- [Supplied data]
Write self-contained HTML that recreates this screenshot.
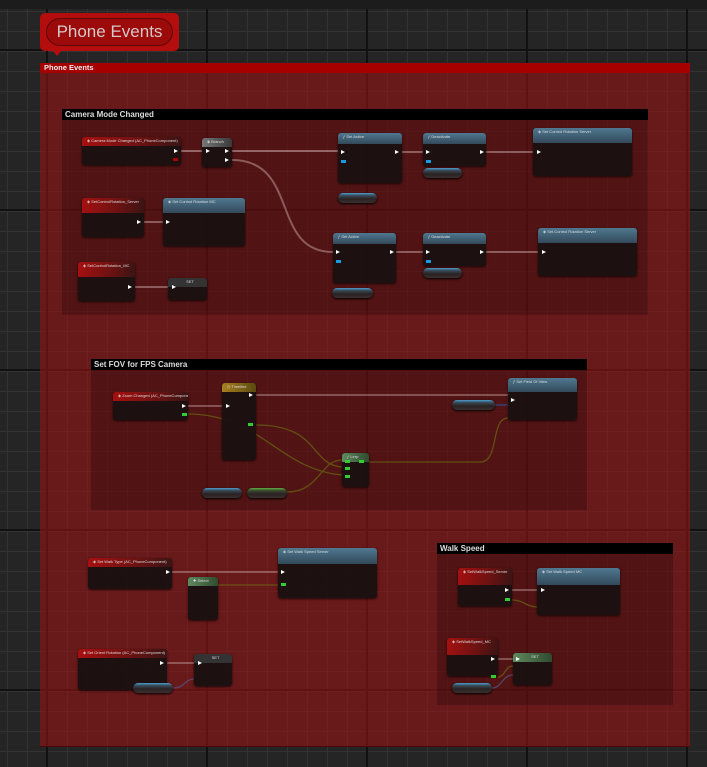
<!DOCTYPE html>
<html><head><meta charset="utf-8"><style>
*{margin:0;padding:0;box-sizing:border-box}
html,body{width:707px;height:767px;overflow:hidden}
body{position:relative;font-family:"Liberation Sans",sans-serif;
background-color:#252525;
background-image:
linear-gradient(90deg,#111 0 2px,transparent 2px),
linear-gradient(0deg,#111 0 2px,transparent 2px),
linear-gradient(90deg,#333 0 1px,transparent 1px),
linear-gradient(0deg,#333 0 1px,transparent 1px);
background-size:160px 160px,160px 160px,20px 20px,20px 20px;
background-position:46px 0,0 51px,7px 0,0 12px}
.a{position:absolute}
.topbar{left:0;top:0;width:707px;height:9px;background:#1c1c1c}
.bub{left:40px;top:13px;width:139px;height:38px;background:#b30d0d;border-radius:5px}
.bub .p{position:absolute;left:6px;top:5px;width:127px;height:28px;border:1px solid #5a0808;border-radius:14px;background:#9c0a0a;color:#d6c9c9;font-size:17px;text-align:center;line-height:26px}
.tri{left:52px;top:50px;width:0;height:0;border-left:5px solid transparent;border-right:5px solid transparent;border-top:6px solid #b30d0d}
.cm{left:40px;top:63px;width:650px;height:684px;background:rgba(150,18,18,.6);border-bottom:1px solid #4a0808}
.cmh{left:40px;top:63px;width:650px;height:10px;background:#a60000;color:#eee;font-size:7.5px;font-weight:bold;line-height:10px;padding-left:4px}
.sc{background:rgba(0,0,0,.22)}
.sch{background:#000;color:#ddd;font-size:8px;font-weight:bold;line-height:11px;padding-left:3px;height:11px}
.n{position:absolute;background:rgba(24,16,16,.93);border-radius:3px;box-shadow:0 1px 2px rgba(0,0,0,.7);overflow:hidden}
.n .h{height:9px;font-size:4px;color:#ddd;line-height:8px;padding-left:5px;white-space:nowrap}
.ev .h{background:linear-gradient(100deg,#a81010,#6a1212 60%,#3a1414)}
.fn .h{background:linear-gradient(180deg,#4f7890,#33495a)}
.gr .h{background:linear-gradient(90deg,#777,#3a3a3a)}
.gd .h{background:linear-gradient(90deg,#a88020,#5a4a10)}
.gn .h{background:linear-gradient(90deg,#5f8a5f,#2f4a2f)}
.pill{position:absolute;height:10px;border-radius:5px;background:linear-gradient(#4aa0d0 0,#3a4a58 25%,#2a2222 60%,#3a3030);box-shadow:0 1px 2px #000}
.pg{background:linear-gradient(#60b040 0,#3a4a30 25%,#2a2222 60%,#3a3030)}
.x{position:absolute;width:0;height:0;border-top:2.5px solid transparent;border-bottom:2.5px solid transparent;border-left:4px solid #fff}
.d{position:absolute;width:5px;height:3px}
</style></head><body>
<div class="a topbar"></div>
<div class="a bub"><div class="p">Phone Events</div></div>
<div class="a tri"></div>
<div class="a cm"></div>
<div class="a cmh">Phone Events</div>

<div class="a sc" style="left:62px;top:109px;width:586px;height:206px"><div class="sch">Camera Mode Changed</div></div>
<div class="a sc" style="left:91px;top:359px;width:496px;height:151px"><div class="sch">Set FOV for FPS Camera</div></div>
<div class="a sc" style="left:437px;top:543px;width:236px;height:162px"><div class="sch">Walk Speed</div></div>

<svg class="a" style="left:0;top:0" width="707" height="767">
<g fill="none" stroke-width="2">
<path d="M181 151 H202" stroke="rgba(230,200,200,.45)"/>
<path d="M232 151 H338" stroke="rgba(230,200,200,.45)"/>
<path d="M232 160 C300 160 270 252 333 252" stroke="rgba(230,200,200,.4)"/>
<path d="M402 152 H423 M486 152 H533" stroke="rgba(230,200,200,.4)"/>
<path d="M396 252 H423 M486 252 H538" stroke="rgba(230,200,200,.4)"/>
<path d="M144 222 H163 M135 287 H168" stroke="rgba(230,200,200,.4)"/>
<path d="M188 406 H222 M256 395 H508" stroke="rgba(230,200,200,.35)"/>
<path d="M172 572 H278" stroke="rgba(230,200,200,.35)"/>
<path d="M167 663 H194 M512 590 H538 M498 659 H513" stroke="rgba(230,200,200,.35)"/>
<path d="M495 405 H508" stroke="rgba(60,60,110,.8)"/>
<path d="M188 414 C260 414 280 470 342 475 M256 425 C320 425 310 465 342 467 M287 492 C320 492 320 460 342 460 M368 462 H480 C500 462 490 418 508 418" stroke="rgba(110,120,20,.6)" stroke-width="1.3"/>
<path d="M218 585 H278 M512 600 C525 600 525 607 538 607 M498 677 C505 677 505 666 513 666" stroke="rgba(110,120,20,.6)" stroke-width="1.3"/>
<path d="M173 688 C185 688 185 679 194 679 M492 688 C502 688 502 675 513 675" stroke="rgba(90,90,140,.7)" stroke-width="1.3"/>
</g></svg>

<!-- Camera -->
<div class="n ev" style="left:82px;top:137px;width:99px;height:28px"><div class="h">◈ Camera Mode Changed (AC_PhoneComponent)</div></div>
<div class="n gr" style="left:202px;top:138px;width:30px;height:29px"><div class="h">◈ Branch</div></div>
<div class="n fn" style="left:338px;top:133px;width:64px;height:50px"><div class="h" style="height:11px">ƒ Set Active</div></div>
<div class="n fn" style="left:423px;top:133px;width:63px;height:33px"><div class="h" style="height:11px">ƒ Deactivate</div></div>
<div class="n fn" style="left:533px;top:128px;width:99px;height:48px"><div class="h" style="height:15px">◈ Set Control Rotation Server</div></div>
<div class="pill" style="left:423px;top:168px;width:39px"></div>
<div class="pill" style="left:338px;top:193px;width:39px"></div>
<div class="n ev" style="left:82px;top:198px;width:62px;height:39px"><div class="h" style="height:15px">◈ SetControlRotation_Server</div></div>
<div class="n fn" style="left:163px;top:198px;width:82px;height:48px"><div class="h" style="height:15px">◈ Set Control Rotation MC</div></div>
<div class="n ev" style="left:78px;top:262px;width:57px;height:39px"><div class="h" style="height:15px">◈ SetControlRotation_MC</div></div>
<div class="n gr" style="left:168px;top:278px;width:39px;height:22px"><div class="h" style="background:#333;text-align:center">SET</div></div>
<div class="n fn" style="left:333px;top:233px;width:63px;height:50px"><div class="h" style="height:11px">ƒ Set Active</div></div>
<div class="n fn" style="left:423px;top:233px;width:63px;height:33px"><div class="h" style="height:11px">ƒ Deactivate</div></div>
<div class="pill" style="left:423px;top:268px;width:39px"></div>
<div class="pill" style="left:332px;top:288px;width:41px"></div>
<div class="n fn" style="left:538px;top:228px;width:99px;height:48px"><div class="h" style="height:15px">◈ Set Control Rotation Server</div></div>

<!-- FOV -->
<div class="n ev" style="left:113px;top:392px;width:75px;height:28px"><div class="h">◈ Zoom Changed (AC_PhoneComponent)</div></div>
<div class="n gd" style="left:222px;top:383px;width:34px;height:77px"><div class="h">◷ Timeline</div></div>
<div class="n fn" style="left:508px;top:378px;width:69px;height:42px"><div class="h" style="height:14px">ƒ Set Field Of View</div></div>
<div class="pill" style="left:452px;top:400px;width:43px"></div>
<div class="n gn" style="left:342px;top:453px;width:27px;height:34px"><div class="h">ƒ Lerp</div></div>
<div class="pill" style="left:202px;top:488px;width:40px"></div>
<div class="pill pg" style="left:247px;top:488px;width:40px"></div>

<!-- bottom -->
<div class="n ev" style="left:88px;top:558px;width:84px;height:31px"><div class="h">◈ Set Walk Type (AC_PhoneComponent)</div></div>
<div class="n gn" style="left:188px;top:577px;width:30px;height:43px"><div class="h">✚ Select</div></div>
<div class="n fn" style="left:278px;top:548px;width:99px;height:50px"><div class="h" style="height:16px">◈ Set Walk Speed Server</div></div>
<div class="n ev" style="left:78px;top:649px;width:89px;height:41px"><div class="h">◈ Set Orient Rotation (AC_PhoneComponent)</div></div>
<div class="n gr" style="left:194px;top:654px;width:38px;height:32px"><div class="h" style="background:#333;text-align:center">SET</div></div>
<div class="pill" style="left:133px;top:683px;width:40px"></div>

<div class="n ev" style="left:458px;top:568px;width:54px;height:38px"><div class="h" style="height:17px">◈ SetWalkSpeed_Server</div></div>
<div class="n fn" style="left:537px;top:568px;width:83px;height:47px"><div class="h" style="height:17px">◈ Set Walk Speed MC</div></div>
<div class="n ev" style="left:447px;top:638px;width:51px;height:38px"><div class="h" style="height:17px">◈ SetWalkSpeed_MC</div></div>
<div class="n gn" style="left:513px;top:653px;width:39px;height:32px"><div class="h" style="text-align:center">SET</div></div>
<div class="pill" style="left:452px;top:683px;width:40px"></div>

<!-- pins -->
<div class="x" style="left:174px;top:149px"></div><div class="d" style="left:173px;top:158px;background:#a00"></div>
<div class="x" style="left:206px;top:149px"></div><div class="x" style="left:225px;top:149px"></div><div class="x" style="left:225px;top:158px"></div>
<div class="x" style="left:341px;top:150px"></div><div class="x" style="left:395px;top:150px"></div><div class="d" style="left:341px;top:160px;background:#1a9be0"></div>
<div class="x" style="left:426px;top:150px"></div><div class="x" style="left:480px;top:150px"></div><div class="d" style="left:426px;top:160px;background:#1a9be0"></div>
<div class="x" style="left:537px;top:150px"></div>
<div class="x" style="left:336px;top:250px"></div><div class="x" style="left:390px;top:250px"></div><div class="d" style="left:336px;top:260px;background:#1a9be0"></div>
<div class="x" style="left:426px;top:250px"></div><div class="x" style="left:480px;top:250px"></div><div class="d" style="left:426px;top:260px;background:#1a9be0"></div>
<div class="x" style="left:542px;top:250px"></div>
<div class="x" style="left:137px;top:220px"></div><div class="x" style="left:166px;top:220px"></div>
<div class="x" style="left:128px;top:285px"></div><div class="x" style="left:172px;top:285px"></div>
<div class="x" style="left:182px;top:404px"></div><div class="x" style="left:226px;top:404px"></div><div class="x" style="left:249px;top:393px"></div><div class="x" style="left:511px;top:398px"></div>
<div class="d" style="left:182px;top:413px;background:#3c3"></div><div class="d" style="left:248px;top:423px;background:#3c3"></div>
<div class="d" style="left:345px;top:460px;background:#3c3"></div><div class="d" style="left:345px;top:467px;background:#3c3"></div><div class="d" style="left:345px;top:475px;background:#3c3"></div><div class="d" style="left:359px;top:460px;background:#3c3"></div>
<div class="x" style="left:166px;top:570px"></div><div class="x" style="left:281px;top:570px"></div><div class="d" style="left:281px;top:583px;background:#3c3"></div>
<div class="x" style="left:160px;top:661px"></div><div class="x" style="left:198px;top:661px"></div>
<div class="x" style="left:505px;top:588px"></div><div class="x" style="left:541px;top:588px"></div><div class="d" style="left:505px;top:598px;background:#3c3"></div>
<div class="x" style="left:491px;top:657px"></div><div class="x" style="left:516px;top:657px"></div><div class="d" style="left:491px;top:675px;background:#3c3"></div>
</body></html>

==

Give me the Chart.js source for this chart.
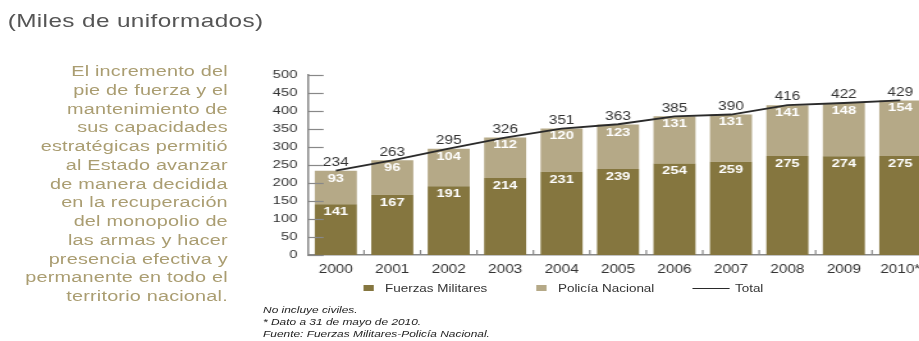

* * *

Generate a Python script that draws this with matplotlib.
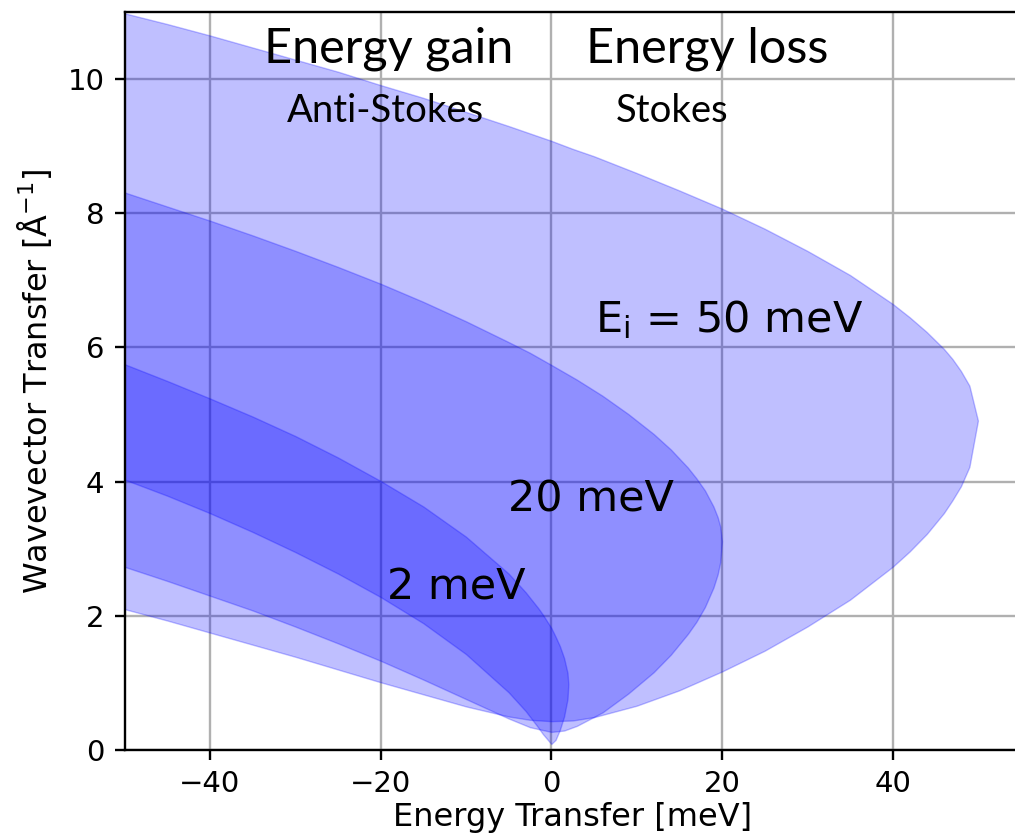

- [Request]
Look through the data above. Copy every line with the string "that" in it.

- [Response below]
Write self-contained HTML that recreates this screenshot.
Generate a Python script that draws this with matplotlib.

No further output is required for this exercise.